The construction of DT is another approach applied to time series classification. Yamada et al. [66] propose two binary split tests called the standard-example and the cluster-example. The former selects an existing instance as the standard time series, and the members of the child nodes are selected depending on their distances to this selected instance. The later split searches for two standard time series to bisect the set of instances. A similar idea is followed by Balakrishnan and Madigan [4] with a clustering-goodness criterion which searches for the pair of time series that best bisects the set of instances. In both works, the dynamic time warping (DTW [54]) distance is used. A new split criterion based on an adaptive metric that covers both behavior and value proximities is developed in Douzal-Chouakria and Amblard [21].

On the other hand, SVMs are a popular technique that has been applied to time series classification. The work of Pree et al. [47] compares several similarity measures used as kernel function in SVM. In contrast to other learning approaches, the performance of the SVM constructed with Euclidean distance significantly outperforms those obtained using DTW distance. The reason of this behavior has been analyzed in multiple works [37, 68]. It is caused by the indefiniteness of the kernel constructed with DTW. The use of classical recursive elastic distances to construct recursive edit distance kernels is addressed in Marteau and Gibet [42]. The kernels constructed in this way are positive definite if some sufficient conditions are satisfied. Moreover, the construction of a weighted DTW kernel to classify time series data is proposed in Jeong and Jayaraman [33].

In this study, we use as base learners three instance-based classifiers representative for those classification approaches, namely kNN, DT and SVM.

3 Experimental framework

This section presents the information related to the datasets involved in the study in Sect. 3.1. The performance measures and the configuration parameters of the algorithms used are addressed in Sects. 3.2 and 3.3, respectively.

3.1 Datasets

The experimentation is based on 35 standard classification datasets taken from public available repositories [15, 60]. Table 2 summarizes the main properties of the selected datasets. The datasets involved in this study contain between 56 and 9236 instances, the time series length ranges from 24 to 1882, and the number of classes varies between 2 and 14. For each dataset, the time series are z-normalized, following the recommendation in Rakthanmanon et al. [50].

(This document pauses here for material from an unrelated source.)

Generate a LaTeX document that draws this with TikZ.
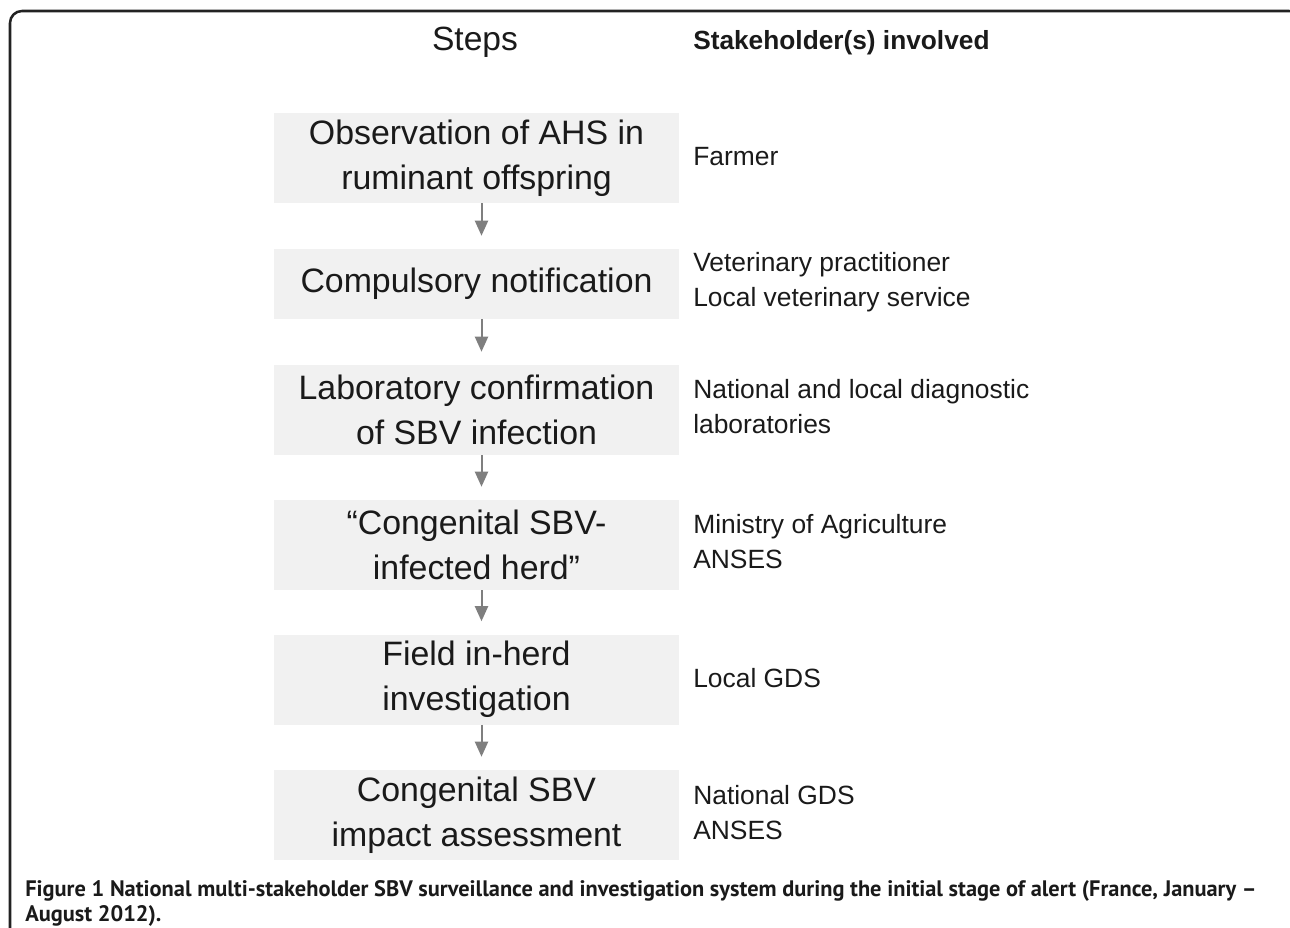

The datasets are randomly divided using a fivefold cross-validation procedure. Each training partition (4/5 of the total set of examples) is randomly divided into two sets: L and U, of labeled and unlabeled (i.e., the labels are withheld and not available to the algorithm) examples, respectively. Following the approach of Triguero et al. [57] and Wang et al. [59], we do not attempt to keep the class proportion in the L and U sets the same as in the whole training set. The class label of the instances selected to form the set U is removed. We make sure that every class has been represented in L.

With the purpose of studying the influence of the amount of labeled data, we take different ratios when dividing the training set. In our experiments, three ratios are used: 10, 20 and 30%. For instance, assuming a training partition which contains 100 examples, when the labeled rate is 10%, 10 examples are put into L with their labels while the remaining 90 examples are put into U without their labels. Note that the test partition (25 examples) is kept aside to evaluate the inductive performance of the learned hypothesis.

Table 2 Summary description of the times series datasets

3.2 Performance measures

With the aim of measuring the effectiveness of the classification performed by the SSC techniques, we use two classical statistics: accuracy rate [63] and Cohen’s kappa rate [8]. The two measures are briefly explained as follows:

  • Accuracy: This measure reflects the agreement between the observed and predicted classes. It is a simple metric commonly employed for assessing the performance of classifiers.

  • Cohen’s kappa: This measure takes into account the successful hits that would be generated simply by chance. Cohen’s kappa ranges from −1 to 1, where a value of 0 means there is no agreement, a value of 1 indicates total agreement, and a negative value indicates that the prediction is in the opposite direction.

3.3 Algorithms used and parameters

In this section, we specify the configuration parameters of all the methods involved in this study. The selected values are uniformly used in all the datasets, and they were mostly selected taking into account the recommendations offered in previous works. The parameters are not optimized for each specific dataset because the main purpose of this experimental study is to compare the general performance of the self-labeled techniques. The configuration parameters are shown in Table 3.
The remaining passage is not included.